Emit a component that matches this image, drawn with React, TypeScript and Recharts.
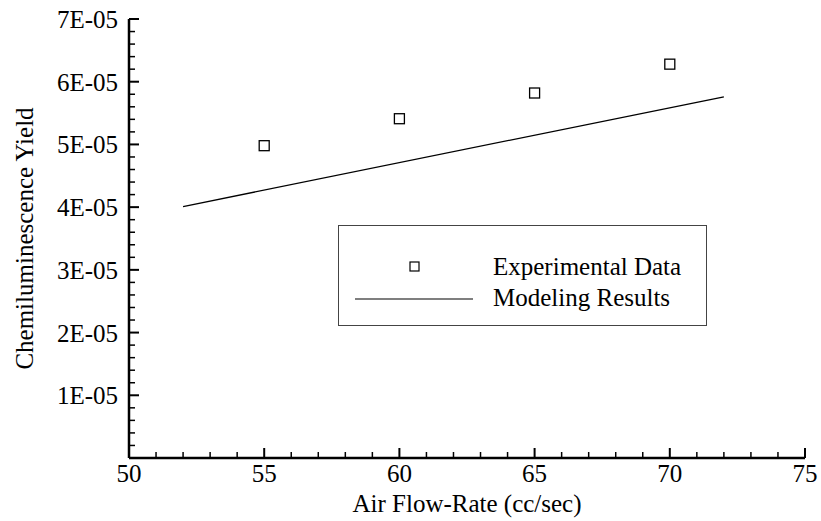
import React from 'react';
import { ComposedChart, XAxis, YAxis, Scatter, Line, Legend } from 'recharts';

// Measured chemiluminescence yield vs. air flow-rate
const flowRates = [55, 60, 65, 70];
const measuredYield = [4.98e-5, 5.41e-5, 5.82e-5, 6.28e-5];

// Model prediction (straight line between its end points)
const modelFlowRates = [52, 72];
const modelYield = [4.01e-5, 5.76e-5];

// Axis ticks and labels
const xMajorTicks = [50, 55, 60, 65, 70, 75];
const xTickLabels = ['50', '55', '60', '65', '70', '75'];
const yMajorTicks = [0, 1e-5, 2e-5, 3e-5, 4e-5, 5e-5, 6e-5, 7e-5];
const yTickLabels = ['', '1E-05', '2E-05', '3E-05', '4E-05', '5E-05', '6E-05', '7E-05'];
const MINOR_DIVS = 5;

const FONT = "'Liberation Serif', 'Times New Roman', Times, serif";
const FS = 25;

const subdivide = (majors: number[]) => {
  const out: number[] = [];
  for (let k = 0; k < majors.length - 1; k++) {
    const step = (majors[k + 1] - majors[k]) / MINOR_DIVS;
    for (let j = 0; j < MINOR_DIVS; j++) out.push(majors[k] + j * step);
  }
  out.push(majors[majors.length - 1]);
  return out;
};

const xTicks = subdivide(xMajorTicks);
const yTicks = subdivide(yMajorTicks);

const measured = flowRates.map((x, i) => ({ x, y: measuredYield[i] }));
const model = modelFlowRates.map((x, i) => ({ x, y: modelYield[i] }));

const XTick = (props: any) => {
  const { x, y, index } = props;
  const major = index % MINOR_DIVS === 0;
  const len = major ? 10 : 6;
  return (
    <g>
      <line x1={x} x2={x} y1={y} y2={y - len} stroke="#000" strokeWidth={major ? 2 : 1.5} />
      {major && (
        <text x={x} y={y + 24} textAnchor="middle" fontFamily={FONT} fontSize={FS} fill="#000">
          {xTickLabels[index / MINOR_DIVS]}
        </text>
      )}
    </g>
  );
};

const YTick = (props: any) => {
  const { x, y, index } = props;
  const major = index % MINOR_DIVS === 0;
  const len = major ? 10 : 6;
  const label = major ? yTickLabels[index / MINOR_DIVS] : '';
  return (
    <g>
      <line x1={x} x2={x + len} y1={y} y2={y} stroke="#000" strokeWidth={major ? 2 : 1.5} />
      {label && (
        <text x={x - 11} y={y + 9} textAnchor="end" fontFamily={FONT} fontSize={FS} fill="#000">
          {label}
        </text>
      )}
    </g>
  );
};

const SquareMarker = (props: any) => {
  const { cx, cy } = props;
  if (cx == null || cy == null) return null;
  return <rect x={cx - 5} y={cy - 5} width={10} height={10} fill="#fff" stroke="#000" strokeWidth={1.3} />;
};

const LegendBox = () => (
  <div
    style={{
      width: 369,
      height: 101,
      boxSizing: 'border-box',
      border: '1.5px solid #444',
      background: '#fff',
    }}
  >
    <svg width={366} height={98} style={{ display: 'block' }}>
      <rect x={71} y={36} width={9} height={9} fill="#fff" stroke="#000" strokeWidth={1.2} />
      <text x={154} y={49} fontFamily={FONT} fontSize={FS} fill="#000">
        Experimental Data
      </text>
      <line x1={16} x2={134} y1={73} y2={73} stroke="#000" strokeWidth={1.2} />
      <text x={154} y={80} fontFamily={FONT} fontSize={FS} fill="#000">
        Modeling Results
      </text>
    </svg>
  </div>
);

export default function App() {
  return (
    <div style={{ position: 'absolute', left: 0, top: 0, background: '#fff' }}>
      <ComposedChart
        width={821}
        height={521}
        margin={{ top: 19, right: 16, bottom: 0, left: 9 }}
      >
        <XAxis
          type="number"
          dataKey="x"
          domain={[50, 75]}
          ticks={xTicks}
          interval={0}
          allowDataOverflow
          height={63}
          tickSize={0}
          tickMargin={0}
          tickLine={false}
          axisLine={{ stroke: '#000', strokeWidth: 2.5 }}
          tick={<XTick />}
          label={{
            content: (p: any) => {
              const vb = p.viewBox || {};
              return (
                <text
                  x={vb.x + vb.width / 2}
                  y={512}
                  textAnchor="middle"
                  fontFamily={FONT}
                  fontSize={FS}
                  fill="#000"
                >
                  Air Flow-Rate (cc/sec)
                </text>
              );
            },
          }}
        />
        <YAxis
          type="number"
          dataKey="y"
          domain={[0, 7e-5]}
          ticks={yTicks}
          interval={0}
          allowDataOverflow
          width={120}
          tickSize={0}
          tickMargin={0}
          tickLine={false}
          axisLine={{ stroke: '#000', strokeWidth: 2.5 }}
          tick={<YTick />}
          label={{
            content: (p: any) => {
              const vb = p.viewBox || {};
              const cy = vb.y + vb.height / 2;
              return (
                <text
                  x={33}
                  y={cy}
                  transform={`rotate(-90 33 ${cy})`}
                  textAnchor="middle"
                  fontFamily={FONT}
                  fontSize={FS}
                  fill="#000"
                >
                  Chemiluminescence Yield
                </text>
              );
            },
          }}
        />
        <Line
          data={model}
          dataKey="y"
          type="linear"
          stroke="#000"
          strokeWidth={1.3}
          dot={false}
          activeDot={false}
          isAnimationActive={false}
        />
        <Scatter
          data={measured}
          dataKey="y"
          shape={<SquareMarker />}
          isAnimationActive={false}
        />
        <Legend
          layout="vertical"
          align="center"
          verticalAlign="middle"
          wrapperStyle={{ left: 338, top: 225, width: 369, height: 101 }}
          content={() => <LegendBox />}
        />
      </ComposedChart>
    </div>
  );
}
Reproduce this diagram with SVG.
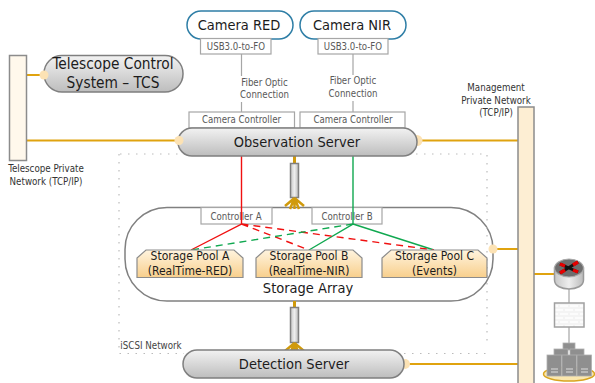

WHAT THIS TASK INVOLVES:
Omit every image. Quote each record exactly.

ANSWER FOR THIS EXERCISE:
Emit a component that matches this image, drawn with React, TypeScript and Recharts.
import React from 'react';
import { ComposedChart, XAxis, YAxis, Scatter, Line, Legend } from 'recharts';

// Measured chemiluminescence yield vs. air flow-rate
const flowRates = [55, 60, 65, 70];
const measuredYield = [4.98e-5, 5.41e-5, 5.82e-5, 6.28e-5];

// Model prediction (straight line between its end points)
const modelFlowRates = [52, 72];
const modelYield = [4.01e-5, 5.76e-5];

// Axis ticks and labels
const xMajorTicks = [50, 55, 60, 65, 70, 75];
const xTickLabels = ['50', '55', '60', '65', '70', '75'];
const yMajorTicks = [0, 1e-5, 2e-5, 3e-5, 4e-5, 5e-5, 6e-5, 7e-5];
const yTickLabels = ['', '1E-05', '2E-05', '3E-05', '4E-05', '5E-05', '6E-05', '7E-05'];
const MINOR_DIVS = 5;

const FONT = "'Liberation Serif', 'Times New Roman', Times, serif";
const FS = 25;

const subdivide = (majors: number[]) => {
  const out: number[] = [];
  for (let k = 0; k < majors.length - 1; k++) {
    const step = (majors[k + 1] - majors[k]) / MINOR_DIVS;
    for (let j = 0; j < MINOR_DIVS; j++) out.push(majors[k] + j * step);
  }
  out.push(majors[majors.length - 1]);
  return out;
};

const xTicks = subdivide(xMajorTicks);
const yTicks = subdivide(yMajorTicks);

const measured = flowRates.map((x, i) => ({ x, y: measuredYield[i] }));
const model = modelFlowRates.map((x, i) => ({ x, y: modelYield[i] }));

const XTick = (props: any) => {
  const { x, y, index } = props;
  const major = index % MINOR_DIVS === 0;
  const len = major ? 10 : 6;
  return (
    <g>
      <line x1={x} x2={x} y1={y} y2={y - len} stroke="#000" strokeWidth={major ? 2 : 1.5} />
      {major && (
        <text x={x} y={y + 24} textAnchor="middle" fontFamily={FONT} fontSize={FS} fill="#000">
          {xTickLabels[index / MINOR_DIVS]}
        </text>
      )}
    </g>
  );
};

const YTick = (props: any) => {
  const { x, y, index } = props;
  const major = index % MINOR_DIVS === 0;
  const len = major ? 10 : 6;
  const label = major ? yTickLabels[index / MINOR_DIVS] : '';
  return (
    <g>
      <line x1={x} x2={x + len} y1={y} y2={y} stroke="#000" strokeWidth={major ? 2 : 1.5} />
      {label && (
        <text x={x - 11} y={y + 9} textAnchor="end" fontFamily={FONT} fontSize={FS} fill="#000">
          {label}
        </text>
      )}
    </g>
  );
};

const SquareMarker = (props: any) => {
  const { cx, cy } = props;
  if (cx == null || cy == null) return null;
  return <rect x={cx - 5} y={cy - 5} width={10} height={10} fill="#fff" stroke="#000" strokeWidth={1.3} />;
};

const LegendBox = () => (
  <div
    style={{
      width: 369,
      height: 101,
      boxSizing: 'border-box',
      border: '1.5px solid #444',
      background: '#fff',
    }}
  >
    <svg width={366} height={98} style={{ display: 'block' }}>
      <rect x={71} y={36} width={9} height={9} fill="#fff" stroke="#000" strokeWidth={1.2} />
      <text x={154} y={49} fontFamily={FONT} fontSize={FS} fill="#000">
        Experimental Data
      </text>
      <line x1={16} x2={134} y1={73} y2={73} stroke="#000" strokeWidth={1.2} />
      <text x={154} y={80} fontFamily={FONT} fontSize={FS} fill="#000">
        Modeling Results
      </text>
    </svg>
  </div>
);

export default function App() {
  return (
    <div style={{ position: 'absolute', left: 0, top: 0, background: '#fff' }}>
      <ComposedChart
        width={821}
        height={521}
        margin={{ top: 19, right: 16, bottom: 0, left: 9 }}
      >
        <XAxis
          type="number"
          dataKey="x"
          domain={[50, 75]}
          ticks={xTicks}
          interval={0}
          allowDataOverflow
          height={63}
          tickSize={0}
          tickMargin={0}
          tickLine={false}
          axisLine={{ stroke: '#000', strokeWidth: 2.5 }}
          tick={<XTick />}
          label={{
            content: (p: any) => {
              const vb = p.viewBox || {};
              return (
                <text
                  x={vb.x + vb.width / 2}
                  y={512}
                  textAnchor="middle"
                  fontFamily={FONT}
                  fontSize={FS}
                  fill="#000"
                >
                  Air Flow-Rate (cc/sec)
                </text>
              );
            },
          }}
        />
        <YAxis
          type="number"
          dataKey="y"
          domain={[0, 7e-5]}
          ticks={yTicks}
          interval={0}
          allowDataOverflow
          width={120}
          tickSize={0}
          tickMargin={0}
          tickLine={false}
          axisLine={{ stroke: '#000', strokeWidth: 2.5 }}
          tick={<YTick />}
          label={{
            content: (p: any) => {
              const vb = p.viewBox || {};
              const cy = vb.y + vb.height / 2;
              return (
                <text
                  x={33}
                  y={cy}
                  transform={`rotate(-90 33 ${cy})`}
                  textAnchor="middle"
                  fontFamily={FONT}
                  fontSize={FS}
                  fill="#000"
                >
                  Chemiluminescence Yield
                </text>
              );
            },
          }}
        />
        <Line
          data={model}
          dataKey="y"
          type="linear"
          stroke="#000"
          strokeWidth={1.3}
          dot={false}
          activeDot={false}
          isAnimationActive={false}
        />
        <Scatter
          data={measured}
          dataKey="y"
          shape={<SquareMarker />}
          isAnimationActive={false}
        />
        <Legend
          layout="vertical"
          align="center"
          verticalAlign="middle"
          wrapperStyle={{ left: 338, top: 225, width: 369, height: 101 }}
          content={() => <LegendBox />}
        />
      </ComposedChart>
    </div>
  );
}
Reproduce this diagram with SVG.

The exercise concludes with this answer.